## START Supplied records
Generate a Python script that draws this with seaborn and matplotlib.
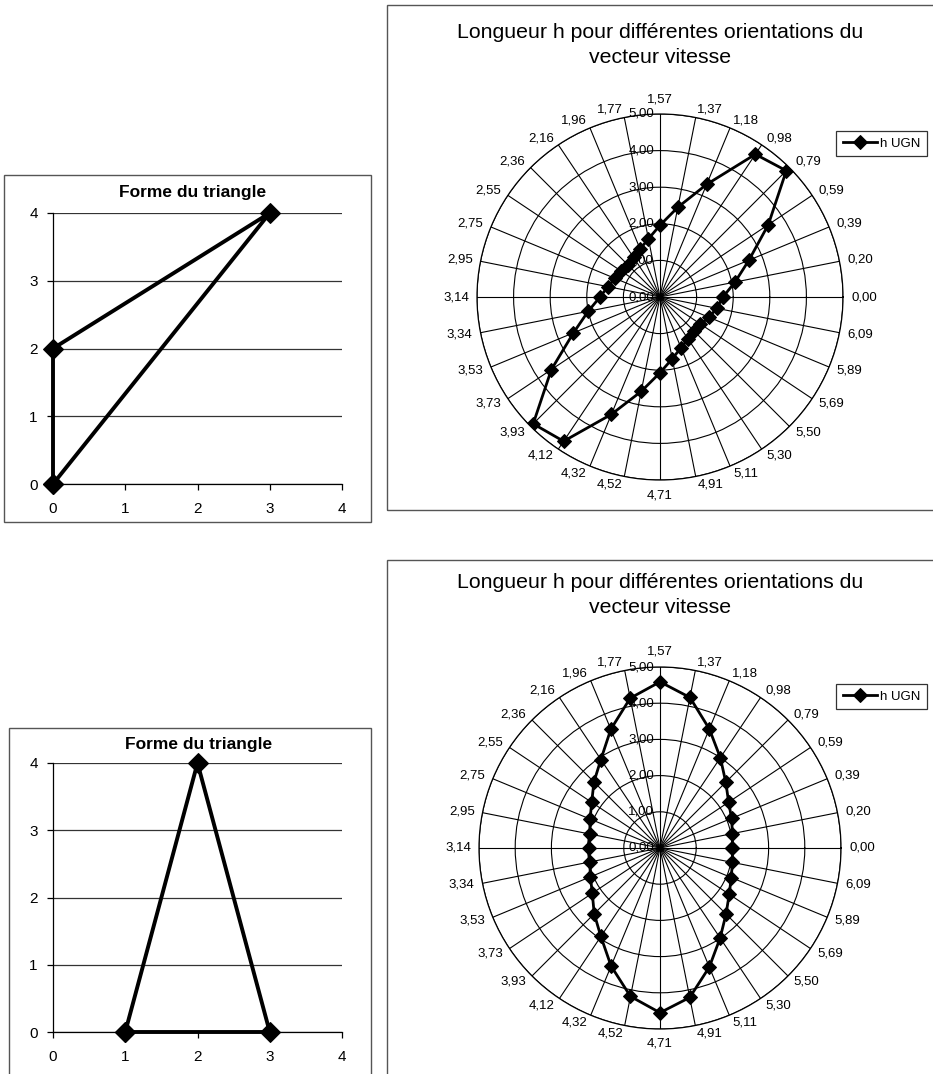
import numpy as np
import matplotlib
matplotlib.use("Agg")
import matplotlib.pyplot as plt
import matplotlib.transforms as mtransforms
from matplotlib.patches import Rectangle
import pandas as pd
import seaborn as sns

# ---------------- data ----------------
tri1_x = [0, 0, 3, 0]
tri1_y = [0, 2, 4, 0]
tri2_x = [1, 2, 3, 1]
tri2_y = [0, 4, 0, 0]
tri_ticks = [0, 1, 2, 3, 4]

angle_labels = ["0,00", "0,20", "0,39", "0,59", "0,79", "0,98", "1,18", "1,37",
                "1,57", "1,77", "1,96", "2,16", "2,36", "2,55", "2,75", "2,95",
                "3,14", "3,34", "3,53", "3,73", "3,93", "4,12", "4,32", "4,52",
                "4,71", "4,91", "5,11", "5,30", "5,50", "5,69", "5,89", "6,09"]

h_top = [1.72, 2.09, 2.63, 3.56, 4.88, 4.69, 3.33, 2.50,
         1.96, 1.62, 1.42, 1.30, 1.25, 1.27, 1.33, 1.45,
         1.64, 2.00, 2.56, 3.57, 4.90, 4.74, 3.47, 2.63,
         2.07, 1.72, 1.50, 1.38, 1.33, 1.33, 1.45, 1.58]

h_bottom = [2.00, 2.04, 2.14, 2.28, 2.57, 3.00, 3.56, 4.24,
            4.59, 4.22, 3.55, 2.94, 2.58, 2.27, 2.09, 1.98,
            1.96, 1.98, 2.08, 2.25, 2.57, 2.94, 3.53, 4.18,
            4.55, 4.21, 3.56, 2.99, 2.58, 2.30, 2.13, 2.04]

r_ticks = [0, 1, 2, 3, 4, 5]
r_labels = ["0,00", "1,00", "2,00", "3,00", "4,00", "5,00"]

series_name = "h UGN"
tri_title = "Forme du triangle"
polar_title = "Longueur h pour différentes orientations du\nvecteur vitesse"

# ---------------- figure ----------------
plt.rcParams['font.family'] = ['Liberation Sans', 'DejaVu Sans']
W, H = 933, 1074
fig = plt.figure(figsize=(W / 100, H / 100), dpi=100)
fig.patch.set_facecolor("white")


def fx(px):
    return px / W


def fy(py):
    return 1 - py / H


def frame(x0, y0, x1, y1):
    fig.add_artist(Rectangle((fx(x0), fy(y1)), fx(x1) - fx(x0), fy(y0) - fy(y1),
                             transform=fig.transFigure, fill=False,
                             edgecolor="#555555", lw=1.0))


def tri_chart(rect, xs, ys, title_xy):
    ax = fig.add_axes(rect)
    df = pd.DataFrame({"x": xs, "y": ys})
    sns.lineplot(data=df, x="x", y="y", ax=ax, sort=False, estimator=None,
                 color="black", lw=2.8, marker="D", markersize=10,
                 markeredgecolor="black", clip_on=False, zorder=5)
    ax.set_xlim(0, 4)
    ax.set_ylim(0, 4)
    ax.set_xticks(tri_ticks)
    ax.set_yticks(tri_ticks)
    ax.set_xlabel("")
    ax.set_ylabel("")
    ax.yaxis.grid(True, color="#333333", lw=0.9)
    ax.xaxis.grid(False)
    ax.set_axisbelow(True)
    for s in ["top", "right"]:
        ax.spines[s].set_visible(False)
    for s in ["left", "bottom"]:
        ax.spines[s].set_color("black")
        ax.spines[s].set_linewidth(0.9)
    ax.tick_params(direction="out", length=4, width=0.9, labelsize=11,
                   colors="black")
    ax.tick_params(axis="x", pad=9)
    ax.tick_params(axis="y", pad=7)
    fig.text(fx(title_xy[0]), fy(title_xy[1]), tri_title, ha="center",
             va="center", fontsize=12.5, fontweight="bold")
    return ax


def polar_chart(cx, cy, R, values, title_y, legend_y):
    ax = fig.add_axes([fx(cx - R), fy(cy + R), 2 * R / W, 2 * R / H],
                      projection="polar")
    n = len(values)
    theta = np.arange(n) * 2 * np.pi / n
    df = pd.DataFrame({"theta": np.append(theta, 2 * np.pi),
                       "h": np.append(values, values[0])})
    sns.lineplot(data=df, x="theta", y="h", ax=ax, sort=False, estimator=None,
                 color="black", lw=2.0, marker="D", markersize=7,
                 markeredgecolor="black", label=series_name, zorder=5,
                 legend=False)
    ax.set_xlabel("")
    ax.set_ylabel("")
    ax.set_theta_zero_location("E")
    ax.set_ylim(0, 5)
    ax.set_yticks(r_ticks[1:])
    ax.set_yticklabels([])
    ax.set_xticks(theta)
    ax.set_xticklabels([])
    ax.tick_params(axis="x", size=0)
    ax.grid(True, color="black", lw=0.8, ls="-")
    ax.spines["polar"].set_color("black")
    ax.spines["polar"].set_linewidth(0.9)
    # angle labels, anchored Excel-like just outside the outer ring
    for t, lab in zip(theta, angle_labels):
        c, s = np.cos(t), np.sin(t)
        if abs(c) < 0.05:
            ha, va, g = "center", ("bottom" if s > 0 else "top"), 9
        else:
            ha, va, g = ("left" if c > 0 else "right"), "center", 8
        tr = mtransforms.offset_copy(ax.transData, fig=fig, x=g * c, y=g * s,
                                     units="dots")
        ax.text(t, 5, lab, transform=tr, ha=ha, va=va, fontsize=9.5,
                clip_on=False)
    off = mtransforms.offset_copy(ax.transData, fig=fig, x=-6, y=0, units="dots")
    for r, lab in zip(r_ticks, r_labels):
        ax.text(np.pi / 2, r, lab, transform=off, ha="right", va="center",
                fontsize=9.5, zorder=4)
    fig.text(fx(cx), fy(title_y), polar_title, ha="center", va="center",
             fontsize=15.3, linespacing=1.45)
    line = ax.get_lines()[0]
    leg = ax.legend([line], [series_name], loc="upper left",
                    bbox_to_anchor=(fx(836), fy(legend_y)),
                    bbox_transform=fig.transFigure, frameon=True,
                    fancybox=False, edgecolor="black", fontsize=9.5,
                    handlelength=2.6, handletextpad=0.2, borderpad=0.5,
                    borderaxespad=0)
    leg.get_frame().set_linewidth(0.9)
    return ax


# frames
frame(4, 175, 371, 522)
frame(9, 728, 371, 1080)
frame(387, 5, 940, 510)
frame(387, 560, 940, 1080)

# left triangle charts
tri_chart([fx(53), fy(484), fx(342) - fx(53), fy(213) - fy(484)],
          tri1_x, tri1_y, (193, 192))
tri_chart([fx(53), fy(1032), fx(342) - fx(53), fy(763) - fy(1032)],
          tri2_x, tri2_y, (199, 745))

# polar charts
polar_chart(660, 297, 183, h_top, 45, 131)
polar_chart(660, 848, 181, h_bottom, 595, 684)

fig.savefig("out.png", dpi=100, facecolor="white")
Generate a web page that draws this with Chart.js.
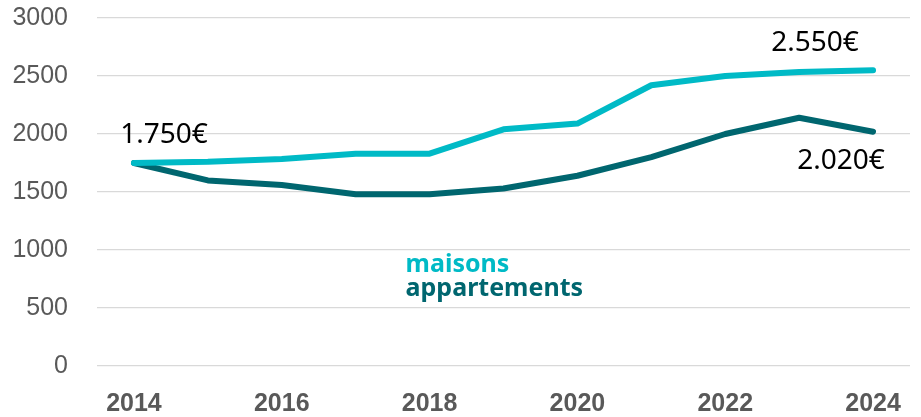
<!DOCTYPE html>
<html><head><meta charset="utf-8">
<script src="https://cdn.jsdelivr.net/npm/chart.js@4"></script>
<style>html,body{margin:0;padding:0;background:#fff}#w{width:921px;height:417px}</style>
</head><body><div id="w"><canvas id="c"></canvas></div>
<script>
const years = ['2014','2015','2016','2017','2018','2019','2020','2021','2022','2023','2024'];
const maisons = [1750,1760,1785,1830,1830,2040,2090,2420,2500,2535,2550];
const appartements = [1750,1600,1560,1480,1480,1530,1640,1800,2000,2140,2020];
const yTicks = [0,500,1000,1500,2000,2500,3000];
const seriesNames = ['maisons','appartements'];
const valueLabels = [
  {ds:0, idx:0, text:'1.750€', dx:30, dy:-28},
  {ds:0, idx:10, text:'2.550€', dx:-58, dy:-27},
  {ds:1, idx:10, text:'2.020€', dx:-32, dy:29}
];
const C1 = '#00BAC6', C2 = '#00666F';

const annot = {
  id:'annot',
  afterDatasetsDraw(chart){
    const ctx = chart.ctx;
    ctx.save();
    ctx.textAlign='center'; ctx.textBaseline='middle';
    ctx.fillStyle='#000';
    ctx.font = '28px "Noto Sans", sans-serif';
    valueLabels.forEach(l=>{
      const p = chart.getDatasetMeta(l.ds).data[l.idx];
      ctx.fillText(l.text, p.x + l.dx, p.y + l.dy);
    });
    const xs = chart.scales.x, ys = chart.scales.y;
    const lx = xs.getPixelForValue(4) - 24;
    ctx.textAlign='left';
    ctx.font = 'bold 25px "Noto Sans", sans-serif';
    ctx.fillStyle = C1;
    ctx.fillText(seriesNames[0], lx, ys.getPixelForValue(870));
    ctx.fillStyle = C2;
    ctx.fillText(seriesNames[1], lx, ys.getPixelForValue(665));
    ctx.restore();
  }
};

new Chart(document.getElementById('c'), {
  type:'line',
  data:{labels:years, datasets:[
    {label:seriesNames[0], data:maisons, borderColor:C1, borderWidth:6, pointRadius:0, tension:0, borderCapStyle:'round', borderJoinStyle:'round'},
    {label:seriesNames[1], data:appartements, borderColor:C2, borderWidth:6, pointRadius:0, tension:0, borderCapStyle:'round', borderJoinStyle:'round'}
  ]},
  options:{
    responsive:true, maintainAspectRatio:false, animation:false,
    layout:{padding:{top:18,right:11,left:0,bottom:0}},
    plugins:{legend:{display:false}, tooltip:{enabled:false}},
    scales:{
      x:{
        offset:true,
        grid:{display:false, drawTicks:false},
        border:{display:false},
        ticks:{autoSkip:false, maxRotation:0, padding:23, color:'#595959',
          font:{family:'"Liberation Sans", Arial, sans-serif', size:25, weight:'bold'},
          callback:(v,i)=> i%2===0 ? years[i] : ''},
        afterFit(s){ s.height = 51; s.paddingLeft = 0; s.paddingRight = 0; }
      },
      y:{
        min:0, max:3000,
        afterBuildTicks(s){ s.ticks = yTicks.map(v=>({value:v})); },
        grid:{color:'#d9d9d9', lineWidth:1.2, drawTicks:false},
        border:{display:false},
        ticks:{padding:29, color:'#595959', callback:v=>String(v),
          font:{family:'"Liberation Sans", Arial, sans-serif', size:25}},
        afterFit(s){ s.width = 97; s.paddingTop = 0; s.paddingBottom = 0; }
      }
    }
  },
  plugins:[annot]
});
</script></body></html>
## END Supplied records
### Set problem
Find the word "Generate" and list each line it appears in.

### Expected output
Generate a Python script that draws this with seaborn and matplotlib.
Generate a web page that draws this with Chart.js.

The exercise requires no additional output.